◆ DIRECTION: Write out the material exactly. Do not include the pictures.

◆ GIVEN INFORMATION:
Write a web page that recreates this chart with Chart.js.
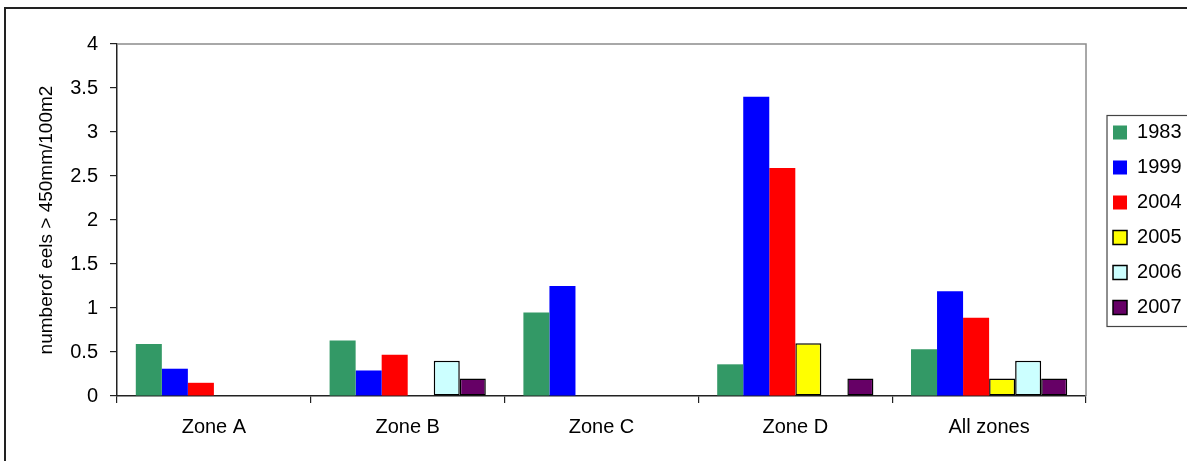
<!DOCTYPE html>
<html>
<head>
<meta charset="utf-8">
<script src="https://cdn.jsdelivr.net/npm/chart.js@4.4.1/dist/chart.umd.min.js"></script>
<style>
  html, body { margin: 0; padding: 0; background: #fff; }
  canvas { display: block; }
</style>
</head>
<body>
<canvas id="chart" width="1187" height="461"></canvas>
<script>
// values
const zones = ['Zone A', 'Zone B', 'Zone C', 'Zone D', 'All zones'];
const years = ['1983', '1999', '2004', '2005', '2006', '2007'];
const v1983 = [0.59, 0.63, 0.95, 0.36, 0.53];
const v1999 = [0.31, 0.29, 1.25, 3.40, 1.19];
const v2004 = [0.15, 0.47, null, 2.59, 0.89];
const v2005 = [null, null, null, 0.60, 0.20];
const v2006 = [null, 0.40, null, null, 0.40];
const v2007 = [null, 0.20, null, 0.20, 0.20];
const yTickLabels = ['0', '0.5', '1', '1.5', '2', '2.5', '3', '3.5', '4'];

const fillColors = ['#339966', '#0000ff', '#ff0000', '#ffff00', '#ccffff', '#660066'];
const outlined = [false, false, false, true, true, true];
const font = '"Liberation Sans", Arial, sans-serif';

const series = [v1983, v1999, v2004, v2005, v2006, v2007];
const datasets = series.map((vals, i) => ({
    label: years[i],
    data: vals,
    backgroundColor: fillColors[i],
    borderColor: '#000',
    borderWidth: outlined[i] ? 1.5 : 0,
    borderSkipped: false,
    categoryPercentage: 0.806,
    barPercentage: 1.0
}));

// frame, plot border and legend box
const decor = {
    id: 'decor',
    beforeDraw(chart) {
        const ctx = chart.ctx;
        ctx.save();
        ctx.fillStyle = '#fff';
        ctx.fillRect(0, 0, chart.width, chart.height);
        ctx.strokeStyle = '#222';
        ctx.lineWidth = 2;
        ctx.strokeRect(5, 8, 1300, 600);
        ctx.restore();
    },
    afterDraw(chart) {
        const ctx = chart.ctx;
        const a = chart.chartArea;
        ctx.save();
        ctx.strokeStyle = '#8c8c8c';
        ctx.lineWidth = 1.5;
        ctx.beginPath();
        ctx.moveTo(a.left, a.top);
        ctx.lineTo(a.right, a.top);
        ctx.lineTo(a.right, a.bottom);
        ctx.stroke();

        const lg = chart.legend;
        const hb = lg.legendHitBoxes;
        if (hb && hb.length) {
            const top = hb[0].top - 7;
            const bottom = hb[hb.length - 1].top + hb[hb.length - 1].height + 9;
            ctx.strokeStyle = '#444';
            ctx.lineWidth = 1.2;
            ctx.strokeRect(lg.left + 9, top, 200, bottom - top);
        }
        ctx.restore();
    }
};

new Chart(document.getElementById('chart'), {
    type: 'bar',
    data: { labels: zones, datasets: datasets },
    plugins: [decor],
    options: {
        responsive: false,
        animation: false,
        devicePixelRatio: 1,
        layout: { padding: { top: 44, left: 0, right: -4.5, bottom: 0 } },
        plugins: {
            tooltip: { enabled: false },
            legend: {
                position: 'right',
                align: 'center',
                fullSize: false,
                labels: {
                    boxWidth: 14,
                    boxHeight: 14,
                    padding: 15,
                    color: '#000',
                    font: { family: font, size: 20 }
                }
            }
        },
        scales: {
            x: {
                grid: { drawOnChartArea: false, offset: true, tickLength: 7, color: '#222', lineWidth: 1.2 },
                border: { display: true, color: '#222', width: 1.5 },
                ticks: { color: '#000', padding: 12, maxRotation: 0, font: { family: font, size: 20 } },
                afterFit(s) { s.height = 65; }
            },
            y: {
                min: 0,
                max: 4,
                ticks: {
                    stepSize: 0.5,
                    color: '#000',
                    padding: 12,
                    font: { family: font, size: 20 },
                    callback: (v, i) => yTickLabels[i]
                },
                grid: { drawOnChartArea: false, tickLength: 7, color: '#222', lineWidth: 1.2 },
                border: { display: true, color: '#222', width: 1.5 },
                title: {
                    display: true,
                    text: 'numberof eels > 450mm/100m2',
                    color: '#000',
                    padding: { top: 35, bottom: 0 },
                    font: { family: font, size: 19 }
                },
                afterFit(s) { s.width = 117; }
            },
            yR: {
                type: 'linear',
                position: 'right',
                display: true,
                grid: { display: false },
                border: { display: false },
                ticks: { display: false },
                afterFit(s) { s.width = 12; }
            }
        }
    }
});
</script>
</body>
</html>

◆ WRITTEN REPLY:
Write a web page that recreates this chart with Chart.js.
<!DOCTYPE html>
<html>
<head>
<meta charset="utf-8">
<script src="https://cdn.jsdelivr.net/npm/chart.js@4.4.1/dist/chart.umd.min.js"></script>
<style>
  html, body { margin: 0; padding: 0; background: #fff; }
  canvas { display: block; }
</style>
</head>
<body>
<canvas id="chart" width="1187" height="461"></canvas>
<script>
// values
const zones = ['Zone A', 'Zone B', 'Zone C', 'Zone D', 'All zones'];
const years = ['1983', '1999', '2004', '2005', '2006', '2007'];
const v1983 = [0.59, 0.63, 0.95, 0.36, 0.53];
const v1999 = [0.31, 0.29, 1.25, 3.40, 1.19];
const v2004 = [0.15, 0.47, null, 2.59, 0.89];
const v2005 = [null, null, null, 0.60, 0.20];
const v2006 = [null, 0.40, null, null, 0.40];
const v2007 = [null, 0.20, null, 0.20, 0.20];
const yTickLabels = ['0', '0.5', '1', '1.5', '2', '2.5', '3', '3.5', '4'];

const fillColors = ['#339966', '#0000ff', '#ff0000', '#ffff00', '#ccffff', '#660066'];
const outlined = [false, false, false, true, true, true];
const font = '"Liberation Sans", Arial, sans-serif';

const series = [v1983, v1999, v2004, v2005, v2006, v2007];
const datasets = series.map((vals, i) => ({
    label: years[i],
    data: vals,
    backgroundColor: fillColors[i],
    borderColor: '#000',
    borderWidth: outlined[i] ? 1.5 : 0,
    borderSkipped: false,
    categoryPercentage: 0.806,
    barPercentage: 1.0
}));

// frame, plot border and legend box
const decor = {
    id: 'decor',
    beforeDraw(chart) {
        const ctx = chart.ctx;
        ctx.save();
        ctx.fillStyle = '#fff';
        ctx.fillRect(0, 0, chart.width, chart.height);
        ctx.strokeStyle = '#222';
        ctx.lineWidth = 2;
        ctx.strokeRect(5, 8, 1300, 600);
        ctx.restore();
    },
    afterDraw(chart) {
        const ctx = chart.ctx;
        const a = chart.chartArea;
        ctx.save();
        ctx.strokeStyle = '#8c8c8c';
        ctx.lineWidth = 1.5;
        ctx.beginPath();
        ctx.moveTo(a.left, a.top);
        ctx.lineTo(a.right, a.top);
        ctx.lineTo(a.right, a.bottom);
        ctx.stroke();

        const lg = chart.legend;
        const hb = lg.legendHitBoxes;
        if (hb && hb.length) {
            const top = hb[0].top - 7;
            const bottom = hb[hb.length - 1].top + hb[hb.length - 1].height + 9;
            ctx.strokeStyle = '#444';
            ctx.lineWidth = 1.2;
            ctx.strokeRect(lg.left + 9, top, 200, bottom - top);
        }
        ctx.restore();
    }
};

new Chart(document.getElementById('chart'), {
    type: 'bar',
    data: { labels: zones, datasets: datasets },
    plugins: [decor],
    options: {
        responsive: false,
        animation: false,
        devicePixelRatio: 1,
        layout: { padding: { top: 44, left: 0, right: -4.5, bottom: 0 } },
        plugins: {
            tooltip: { enabled: false },
            legend: {
                position: 'right',
                align: 'center',
                fullSize: false,
                labels: {
                    boxWidth: 14,
                    boxHeight: 14,
                    padding: 15,
                    color: '#000',
                    font: { family: font, size: 20 }
                }
            }
        },
        scales: {
            x: {
                grid: { drawOnChartArea: false, offset: true, tickLength: 7, color: '#222', lineWidth: 1.2 },
                border: { display: true, color: '#222', width: 1.5 },
                ticks: { color: '#000', padding: 12, maxRotation: 0, font: { family: font, size: 20 } },
                afterFit(s) { s.height = 65; }
            },
            y: {
                min: 0,
                max: 4,
                ticks: {
                    stepSize: 0.5,
                    color: '#000',
                    padding: 12,
                    font: { family: font, size: 20 },
                    callback: (v, i) => yTickLabels[i]
                },
                grid: { drawOnChartArea: false, tickLength: 7, color: '#222', lineWidth: 1.2 },
                border: { display: true, color: '#222', width: 1.5 },
                title: {
                    display: true,
                    text: 'numberof eels > 450mm/100m2',
                    color: '#000',
                    padding: { top: 35, bottom: 0 },
                    font: { family: font, size: 19 }
                },
                afterFit(s) { s.width = 117; }
            },
            yR: {
                type: 'linear',
                position: 'right',
                display: true,
                grid: { display: false },
                border: { display: false },
                ticks: { display: false },
                afterFit(s) { s.width = 12; }
            }
        }
    }
});
</script>
</body>
</html>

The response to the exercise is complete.